Thanks for the tip. If the Wall Street Journal understands the quest for the best burger and is putting this before those in key positions in finance, perhaps this will lead to higher cow jones industrial averages.
March 9, 2007
Even though Tabla Café changed their name to “Table Café”:
... (due to the other Tabla which opened later, but had fancy lawyers) we found ourselves slipping into the amnesia of old habit when discussing the name of our lunch destination.
In open rebellion against this weekend’s upcoming daylight savings time, we had our mid-day meal at 4 o’clock.
Thin crisp papadum:
... were a tasty wafer thin snack to munch on while our lunch was being prepared.
We split two dosai ($10.00 each):
The lamb meatball dosa is our fallback when we want something burger-like. The lacy, crisp, pleasantly sour, Indian inspired crepe acted as a chamber for the lamb bullets that did not misfire in their high caliber flavor.

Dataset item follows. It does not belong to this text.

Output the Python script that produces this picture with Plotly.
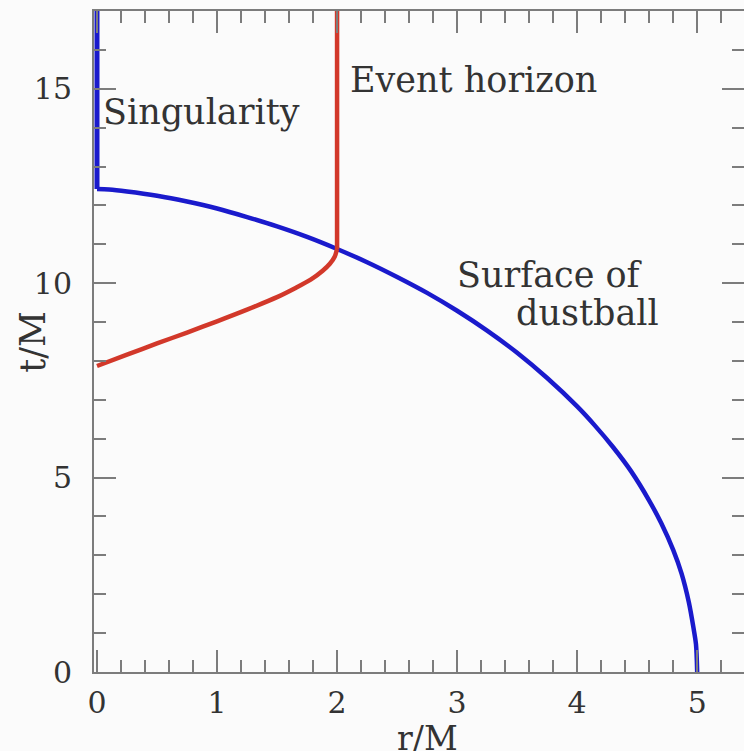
import plotly.graph_objects as go

# Singularity (r = 0)
sing_r = [0.0, 0.0]
sing_t = [12.42, 17.0]

# Surface of dustball (r/M, t/M)
surf_r = [0.0, 0.1, 0.25, 0.5, 0.75, 1.0, 1.25, 1.5, 1.75, 2.0, 2.25, 2.5, 2.75, 3.0,
          3.25, 3.5, 3.75, 4.0, 4.15, 4.3, 4.45, 4.6, 4.7, 4.8, 4.87, 4.93, 4.97, 4.99, 5.0]
surf_t = [12.42, 12.41, 12.36, 12.25, 12.10, 11.92, 11.70, 11.46, 11.19, 10.88, 10.54,
          10.16, 9.75, 9.29, 8.78, 8.21, 7.56, 6.83, 6.33, 5.78, 5.16, 4.41, 3.83, 3.14,
          2.53, 1.80, 1.12, 0.71, 0.0]

# Event horizon: inside the dustball, then r = 2M outside
hor_r = [0.0, 0.25, 0.5, 0.75, 1.0, 1.25, 1.5, 1.65, 1.78, 1.88, 1.94, 1.98, 2.0]
hor_t = [7.87, 8.16, 8.45, 8.73, 9.02, 9.32, 9.64, 9.87, 10.09, 10.32, 10.50, 10.68, 10.88]
hor_out_r = [2.0, 2.0]
hor_out_t = [10.88, 17.0]

x_ticks = [0, 1, 2, 3, 4, 5]
y_ticks = [0, 5, 10, 15]

FONT = "DejaVu Serif"
AX = "#7c7c7c"
TXT = "#333333"
BLUE = "#1a1acc"
RED = "#d2382a"
LW = 4.5

fig = go.Figure()
fig.add_trace(go.Scatter(x=sing_r, y=sing_t, mode="lines",
                         line=dict(color=BLUE, width=5), showlegend=False))
fig.add_trace(go.Scatter(x=surf_r, y=surf_t, mode="lines",
                         line=dict(color=BLUE, width=LW, shape="spline", smoothing=0.8),
                         showlegend=False))
fig.add_trace(go.Scatter(x=hor_r, y=hor_t, mode="lines",
                         line=dict(color=RED, width=LW, shape="spline", smoothing=0.8),
                         showlegend=False))
fig.add_trace(go.Scatter(x=hor_out_r, y=hor_out_t, mode="lines",
                         line=dict(color=RED, width=LW), showlegend=False))
# invisible trace to activate the right-hand tick axis
fig.add_trace(go.Scatter(x=[None], y=[None], yaxis="y2", showlegend=False, hoverinfo="skip"))

minor_x = dict(ticks="inside", dtick=0.2, tick0=0, ticklen=12, tickwidth=1.5, tickcolor=AX)
minor_y = dict(ticks="inside", dtick=1, ticklen=12, tickwidth=1.5, tickcolor=AX)

fig.update_layout(
    width=744, height=751,
    margin=dict(l=94, r=0, t=11, b=79),
    paper_bgcolor="#fbfbfb", plot_bgcolor="#fbfbfb",
    font=dict(family=FONT, color=TXT),
    xaxis=dict(range=[-0.025, 5.39], tickvals=x_ticks, ticks="inside", ticklen=22, tickwidth=1.5,
               tickcolor=AX, showline=True, linecolor=AX, linewidth=2, mirror="ticks",
               minor=minor_x, showgrid=False, zeroline=False,
               tickfont=dict(family=FONT, size=30, color=TXT), ticklabelstandoff=3),
    yaxis=dict(range=[0, 17], tickvals=y_ticks, ticks="inside", ticklen=22, tickwidth=1.5,
               tickcolor=AX, showline=True, linecolor=AX, linewidth=2, mirror=False,
               minor=minor_y, showgrid=False, zeroline=False,
               tickfont=dict(family=FONT, size=30, color=TXT), ticklabelstandoff=14),
    yaxis2=dict(range=[0, 17], overlaying="y", side="right", anchor="x",
                tickvals=y_ticks, ticks="inside", ticklen=22, tickwidth=1.5, tickcolor=AX,
                showline=False, showticklabels=False, minor=minor_y, showgrid=False,
                zeroline=False),
)

ann = dict(showarrow=False, font=dict(family=FONT, size=35, color=TXT))
fig.add_annotation(x=0.03, y=14.4, text="Singularity", xanchor="left", yanchor="middle", **ann)
fig.add_annotation(x=2.09, y=15.23, text="Event horizon", xanchor="left", yanchor="middle", **ann)
fig.add_annotation(x=2.98, y=10.21, text="Surface of", xanchor="left", yanchor="middle", **ann)
fig.add_annotation(x=4.7, y=9.24, text="dustball", xanchor="right", yanchor="middle", **ann)
# axis titles
fig.add_annotation(x=2.75, y=-0.1, xref="x", yref="paper", text="r/M", xanchor="center",
                   yanchor="middle", showarrow=False, font=dict(family=FONT, size=33, color=TXT))
fig.add_annotation(x=-0.095, y=0.5, xref="paper", yref="paper", text="t/M", textangle=-90,
                   xanchor="center", yanchor="middle", showarrow=False,
                   font=dict(family=FONT, size=35, color=TXT))

fig.write_html("out.html")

The roasted asparagus dosa special was lined with melty gruyere, shallots and lemon aioli. This was delish and I hope to see this on the list specials again sometime soon.

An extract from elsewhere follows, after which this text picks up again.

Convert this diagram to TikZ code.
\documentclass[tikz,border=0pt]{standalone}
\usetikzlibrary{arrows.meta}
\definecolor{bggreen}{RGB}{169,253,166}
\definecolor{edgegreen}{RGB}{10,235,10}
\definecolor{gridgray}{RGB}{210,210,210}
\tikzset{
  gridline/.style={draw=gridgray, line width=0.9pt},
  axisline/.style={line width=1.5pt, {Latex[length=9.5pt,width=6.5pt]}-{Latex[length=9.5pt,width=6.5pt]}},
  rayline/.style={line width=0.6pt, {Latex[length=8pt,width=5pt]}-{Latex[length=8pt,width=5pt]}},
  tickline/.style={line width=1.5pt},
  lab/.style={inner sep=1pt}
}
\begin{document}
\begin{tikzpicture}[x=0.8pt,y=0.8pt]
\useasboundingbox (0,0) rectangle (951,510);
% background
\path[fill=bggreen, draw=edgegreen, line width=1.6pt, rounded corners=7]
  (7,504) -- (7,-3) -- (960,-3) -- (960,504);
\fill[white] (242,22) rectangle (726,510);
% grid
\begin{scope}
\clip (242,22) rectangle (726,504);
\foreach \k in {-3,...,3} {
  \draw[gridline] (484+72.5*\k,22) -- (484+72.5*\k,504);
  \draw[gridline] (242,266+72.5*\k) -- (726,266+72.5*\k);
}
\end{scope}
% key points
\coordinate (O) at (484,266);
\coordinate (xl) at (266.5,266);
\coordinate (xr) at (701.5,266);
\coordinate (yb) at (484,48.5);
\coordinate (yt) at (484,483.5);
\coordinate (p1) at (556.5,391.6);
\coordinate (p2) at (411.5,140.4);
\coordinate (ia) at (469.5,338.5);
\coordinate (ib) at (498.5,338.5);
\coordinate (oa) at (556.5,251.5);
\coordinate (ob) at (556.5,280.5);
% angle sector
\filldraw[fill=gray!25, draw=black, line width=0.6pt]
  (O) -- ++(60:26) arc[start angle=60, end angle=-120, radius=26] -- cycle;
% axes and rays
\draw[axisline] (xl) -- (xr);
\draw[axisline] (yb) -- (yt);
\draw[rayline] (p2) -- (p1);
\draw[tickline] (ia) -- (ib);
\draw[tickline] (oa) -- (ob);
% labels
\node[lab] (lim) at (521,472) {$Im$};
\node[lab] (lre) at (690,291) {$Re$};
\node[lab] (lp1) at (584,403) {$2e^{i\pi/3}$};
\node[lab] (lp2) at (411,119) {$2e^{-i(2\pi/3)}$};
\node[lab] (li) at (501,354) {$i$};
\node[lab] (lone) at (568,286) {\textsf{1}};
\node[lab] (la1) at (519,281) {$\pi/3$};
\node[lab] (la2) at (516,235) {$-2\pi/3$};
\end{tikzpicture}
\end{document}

... were presented to compliment these food cigars. Chunky avocado, slightly sweet pear ginger and fresh apple and onion all offer different enhancement flavor options. Chubby likes the avocado best, but they are all tasty in my book.
Table is a bunrab fave not only because the chow is local, sustainable and fresh, but because it’s a welcoming neighborhood eatery that strives to make delicious and healthy chow. There was never any “blah” in “tabla”, and they didn’t need to change their name to prove it.
From the bunrab email bag, Barbara writes about Eyeball’s photo hutch:
I love this sleep series. There is, for me, a magic in sleep and in watching someone sleep. When my children were little, I used to creep into their rooms at night and take pictures of them sleeping.....the freneticness of the day, gone and the sweet, peaceful slumber bringing us to the nether world of dreams.
Thanks for your kind words and for visiting the gallery. We had a record day yesterday thanks to sleep enthusiasts such as yourself.